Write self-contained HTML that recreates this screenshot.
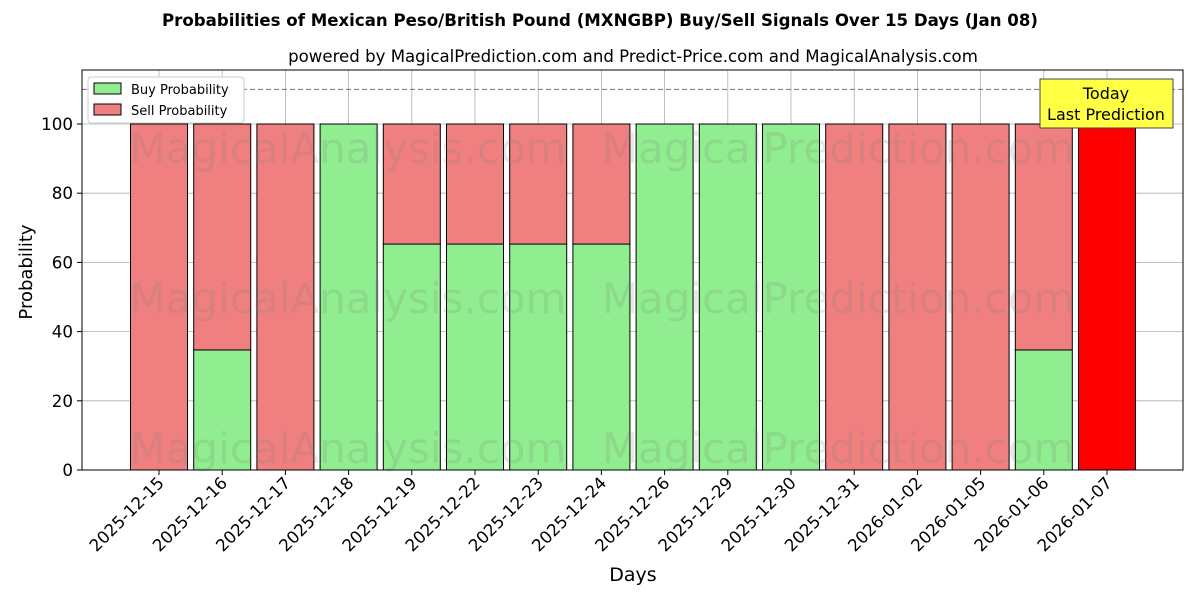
<!DOCTYPE html>
<html><head><meta charset="utf-8"><style>body{margin:0;background:#fff}svg{font-family:"DejaVu Sans","Liberation Sans",sans-serif}</style></head>
<body>
<svg id="chart" width="1200" height="600" xmlns="http://www.w3.org/2000/svg">
<text x="600" y="26" text-anchor="middle" font-size="16.6" font-weight="bold">Probabilities of Mexican Peso/British Pound (MXNGBP) Buy/Sell Signals Over 15 Days (Jan 08)</text>
<text x="633" y="62" text-anchor="middle" font-size="16.6">powered by MagicalPrediction.com and Predict-Price.com and MagicalAnalysis.com</text>
<g id="grid"></g>
<g id="bars"></g>
<g id="wm" font-size="42" fill="rgba(120,120,120,0.18)">
<text x="348" y="163" text-anchor="middle">MagicalAnalysis.com</text>
<text x="838" y="163" text-anchor="middle">MagicalPrediction.com</text>
<text x="348" y="313" text-anchor="middle">MagicalAnalysis.com</text>
<text x="838" y="313" text-anchor="middle">MagicalPrediction.com</text>
<text x="348" y="463" text-anchor="middle">MagicalAnalysis.com</text>
<text x="838" y="463" text-anchor="middle">MagicalPrediction.com</text>
</g>
<line x1="82" x2="1183" y1="89.4" y2="89.4" stroke="#777" stroke-dasharray="5,3"/>
<rect x="82" y="70" width="1101" height="400" fill="none" stroke="#000"/>
<g id="axes"></g>
<g>
<rect x="88" y="77" width="156" height="46" fill="#fff" stroke="#ccc" rx="3"/>
<rect x="94" y="83" width="27" height="11" fill="#90ee90" stroke="#000"/>
<text x="131" y="94" font-size="13">Buy Probability</text>
<rect x="94" y="104" width="27" height="11" fill="#f08080" stroke="#000"/>
<text x="131" y="115" font-size="13">Sell Probability</text>
</g>
<g>
<rect x="1040" y="79" width="133" height="49" fill="#ffff44" stroke="#444"/>
<text x="1106" y="99" text-anchor="middle" font-size="16">Today</text>
<text x="1106" y="120" text-anchor="middle" font-size="16">Last Prediction</text>
</g>
<text x="633" y="581" text-anchor="middle" font-size="19">Days</text>
<text transform="translate(32,272) rotate(-90)" text-anchor="middle" font-size="18">Probability</text>
</svg>
<script>
const days=["2025-12-15","2025-12-16","2025-12-17","2025-12-18","2025-12-19","2025-12-22","2025-12-23","2025-12-24","2025-12-26","2025-12-29","2025-12-30","2025-12-31","2026-01-02","2026-01-05","2026-01-06","2026-01-07"];
const buy=[0,34.7,0,100,65.3,65.3,65.3,65.3,100,100,100,0,0,0,34.7,0];
const sell=[100,65.3,100,0,34.7,34.7,34.7,34.7,0,0,0,100,100,100,65.3,100];
const yTicks=[0,20,40,60,80,100];
const NS="http://www.w3.org/2000/svg";
const xs=i=>159+i*63.2;
const ys=v=>470-v*3.46;
const bw=57;
function mk(t,a,p){const e=document.createElementNS(NS,t);for(const k in a)e.setAttribute(k,a[k]);p.appendChild(e);return e;}
const grid=document.getElementById('grid'),bars=document.getElementById('bars'),axes=document.getElementById('axes');
yTicks.forEach(v=>{
const g=mk('line',{x1:82,x2:1183,y1:ys(v),y2:ys(v),stroke:'#b0b0b0','stroke-width':0.8},grid);


mk('line',{x1:77,x2:82,y1:ys(v),y2:ys(v),stroke:'#000'},axes);
const t=mk('text',{x:73,y:ys(v)+6,'text-anchor':'end','font-size':16.7},axes);t.textContent=v;


});
days.forEach((d,i)=>{
const x=xs(i);
const g=mk('line',{x1:x,x2:x,y1:70,y2:470,stroke:'#b0b0b0','stroke-width':0.8},grid);


const last=i===days.length-1;
if(buy[i]>0){const b=mk('rect',{x:x-bw/2,y:ys(buy[i]),width:bw,height:ys(0)-ys(buy[i]),fill:'#90ee90',stroke:'#000'},bars);

}
if(sell[i]>0){const s=mk('rect',{x:x-bw/2,y:ys(buy[i]+sell[i]),width:bw,height:ys(buy[i])-ys(buy[i]+sell[i]),fill:last?'#ff0000':'#f08080',stroke:'#000'},bars);

}
mk('line',{x1:x,x2:x,y1:470,y2:475,stroke:'#000'},axes);
const t=mk('text',{x:0,y:0,'text-anchor':'end','font-size':16.7,transform:`translate(${x+6},${484}) rotate(-45)`},axes);t.textContent=d;


});
</script>
</body></html>
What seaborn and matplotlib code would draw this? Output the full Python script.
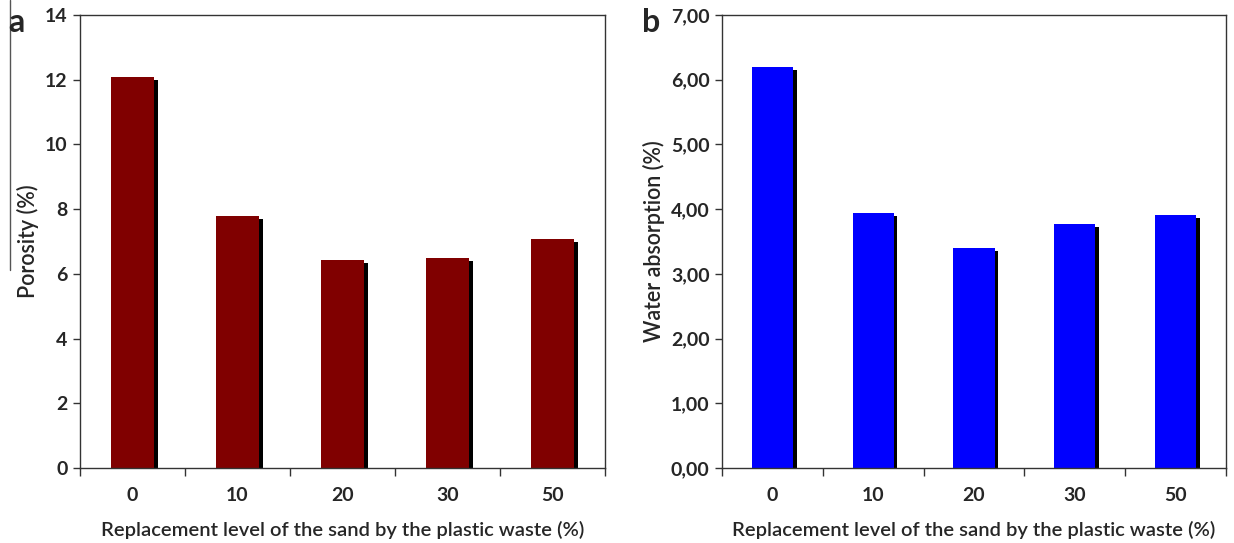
import matplotlib
matplotlib.use("Agg")
import matplotlib.pyplot as plt
import matplotlib.patheffects as pe
from matplotlib.ticker import FuncFormatter, FixedLocator
from matplotlib.lines import Line2D
import seaborn as sns
import pandas as pd

categories = ["0", "10", "20", "30", "50"]
porosity = [12.08, 7.79, 6.43, 6.49, 7.08]
water_absorption = [6.20, 3.94, 3.40, 3.77, 3.91]
xlabel = "Replacement level of the sand by the plastic waste (%)"

sns.set_style("ticks")
plt.rcParams['font.family'] = ['Lato', 'DejaVu Sans']

fig = plt.figure(figsize=(12.34, 5.43), dpi=100)
W, H = 1234, 543
axA = fig.add_axes([80 / W, 1 - 468 / H, (605 - 80) / W, (468 - 15) / H])
axB = fig.add_axes([722 / W, 1 - 468 / H, (1226 - 722) / W, (468 - 15) / H])

shadow = [pe.SimplePatchShadow(offset=(2.6, -2.2), shadow_rgbFace="black", alpha=1.0), pe.Normal()]


def draw(ax, vals, color, ylim, yticks, ylabel, fmt):
    df = pd.DataFrame({"cat": categories, "val": vals})
    sns.barplot(data=df, x="cat", y="val", color=color, width=0.41,
                saturation=1, ax=ax, edgecolor="none")
    for p in ax.patches:
        p.set_path_effects(shadow)
    ax.set_ylim(*ylim)
    ax.set_xlim(-0.5, len(categories) - 0.5)
    ax.set_yticks(yticks)
    ax.yaxis.set_major_formatter(FuncFormatter(fmt))
    ax.xaxis.set_minor_locator(FixedLocator([i - 0.5 for i in range(len(categories) + 1)]))
    ax.tick_params(axis="x", which="major", length=0, pad=14, labelsize=14)
    ax.tick_params(axis="x", which="minor", length=6, width=1, direction="out", color="#333333")
    ax.tick_params(axis="y", length=5, width=1, direction="out", labelsize=14, pad=4, color="#333333")
    for lab in ax.get_xticklabels() + ax.get_yticklabels():
        lab.set_fontweight("bold")
    for s in ax.spines.values():
        s.set_visible(True)
        s.set_color("#333333")
        s.set_linewidth(1.0)
    ax.set_xlabel(xlabel, fontsize=14.5, fontweight="semibold", labelpad=12)
    ax.set_ylabel(ylabel, fontsize=15.5, fontweight="semibold", labelpad=4)


draw(axA, porosity, "#800000", (0, 14), range(0, 15, 2), "Porosity (%)",
     lambda v, p: f"{v:.0f}")
draw(axB, water_absorption, "#0000FF", (0, 7), range(0, 8), "Water absorption (%)",
     lambda v, p: f"{v:.2f}".replace(".", ","))

fig.text(8 / W, 1 - 22 / H, "a", fontsize=23, fontweight="bold", va="center", ha="left")
fig.text(642 / W, 1 - 22 / H, "b", fontsize=23, fontweight="bold", va="center", ha="left")
fig.add_artist(Line2D([10 / W, 10 / W], [1.0, 1 - 270 / H], color="#555555", lw=1))

fig.savefig("out.png", dpi=100)
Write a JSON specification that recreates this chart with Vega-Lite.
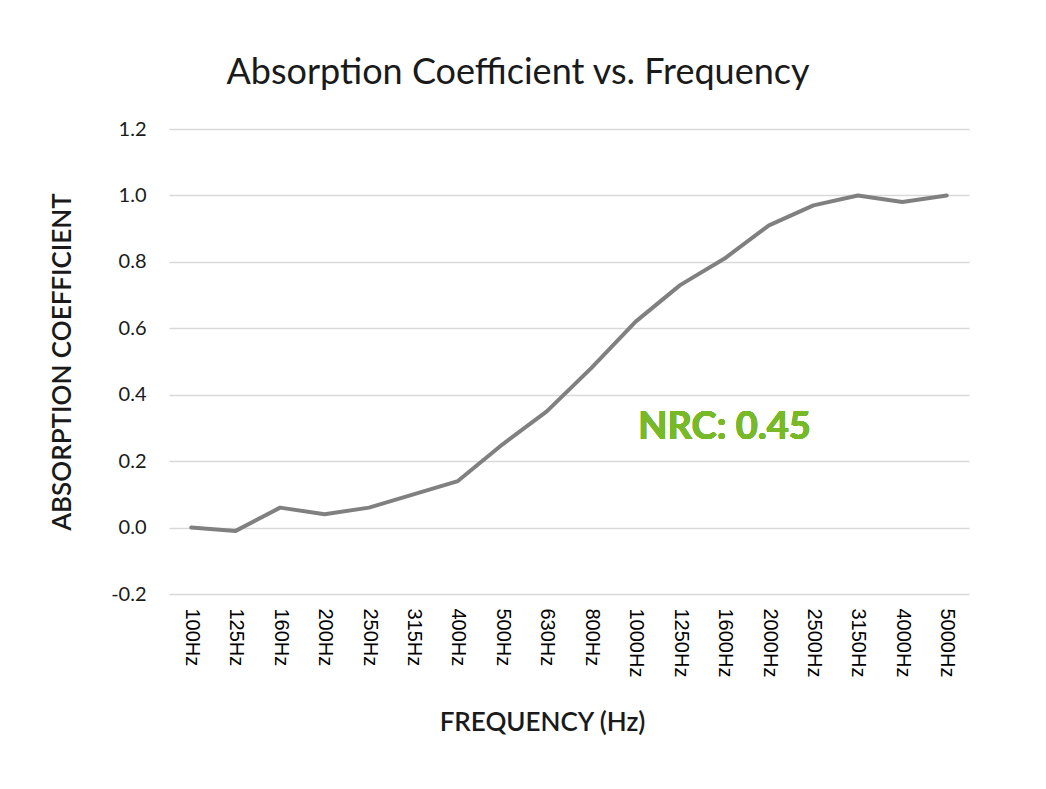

======

THE REQUEST:
The copy should hold exactly the lines from the line with "What seaborn and" to the line with "level of the", both ends in, set down without any pictures and with nothing added.

RESULT:
What seaborn and matplotlib code would draw this? Output the full Python script.
import matplotlib
matplotlib.use("Agg")
import matplotlib.pyplot as plt
import matplotlib.patheffects as pe
from matplotlib.ticker import FuncFormatter, FixedLocator
from matplotlib.lines import Line2D
import seaborn as sns
import pandas as pd

categories = ["0", "10", "20", "30", "50"]
porosity = [12.08, 7.79, 6.43, 6.49, 7.08]
water_absorption = [6.20, 3.94, 3.40, 3.77, 3.91]
xlabel = "Replacement level of the sand by the plastic waste (%)"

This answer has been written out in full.